1947 American short film by Jules White

All Gummed Up is a 1947 short subject directed by Jules White starring American slapstick comedy team The Three Stooges (Moe Howard, Larry Fine and Shemp Howard). It is the 103rd entry in the series released by Columbia Pictures starring the comedians, who released 190 shorts for the studio between 1934 and 1959.

==Plot==
The Stooges operate a local drugstore whose cantankerous landlord, the elderly Amos Flint, informs them their lease is about to expire. Larry protests that the trio have had their establishment for a decade and do not want to leave. However, their bickering takes a poignant turn when they encounter Flint's long-suffering wife, Cerina, who is subjected to his harsh treatment.

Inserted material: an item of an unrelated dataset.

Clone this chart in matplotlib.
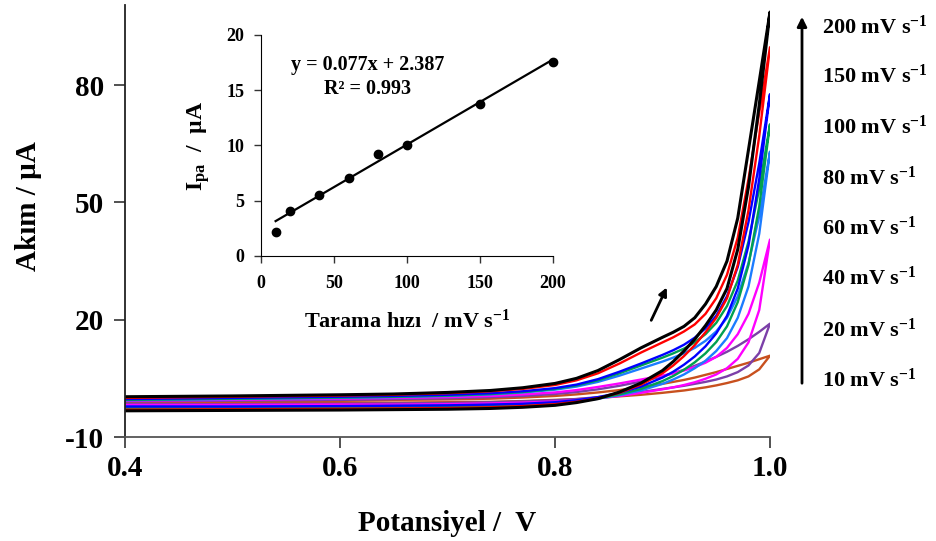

Moved by Cerina's plight, the Stooges offer her shelter in their store's spare room, igniting a chain of events driven by Shemp's inventive idea to create a "Fountain of Youth" serum. The trio fervently concoct the serum in their lab, aiming to restore Cerina's youthfulness. Despite initial setbacks, their efforts eventually yield success as Cerina undergoes a remarkable transformation.

With Cerina rejuvenated, the Stooges navigate a comedic exchange with Amos, who is astounded by his wife's newfound beauty. In a surprising turn, Amos rescinds his eviction threat and even transfers the store's deed to the Stooges in exchange for a dose of the serum. However, the serum's effect on Amos is dire: he regresses into infancy.

Amidst the chaos, Cerina celebrates her youthfulness by preparing a Marshmallow Jumbo layer cake. Through a mishap, bubble gum is substituted for marshmallows in making the cake, and the ensuing festivities culminate in involuntary bubble-blowing by the Stooges and Cerina.

==Cast==
===Credited===
- Moe Howard as Moe
- Larry Fine as Larry
- Shemp Howard as Shemp
- Emil Sitka as Amos Flint
  - Norman Ollestad as Baby Amos
- Christine McIntyre as Cerina Flint
  - Florence Lake as elderly Cerina Flint

===Uncredited===
- Cy Schindell as Man with prescription
- Victor Travers as Bubblegum customer
- Symona Boniface as Woman who loses her dress
- Al Thompson as Fountain pen customer
- Judy Malcolm as Light bulb customer
- Michael Towne as Fishing rod customer
- Dian Fauntelle as Unnamed woman (deleted scene)

==Production notes==
All Gummed Up was filmed from April 23–24, 1947. It was remade in 1953 as Bubble Trouble, using ample recycled footage from the original. Although Stooge critic Jon Solomon contends that the remake has a better story flow than the original, that sentiment is not shared by fans.

This entry is one of the few to present the trio as competent and respectable professionals, as opposed to inadequate blue-collar laborers.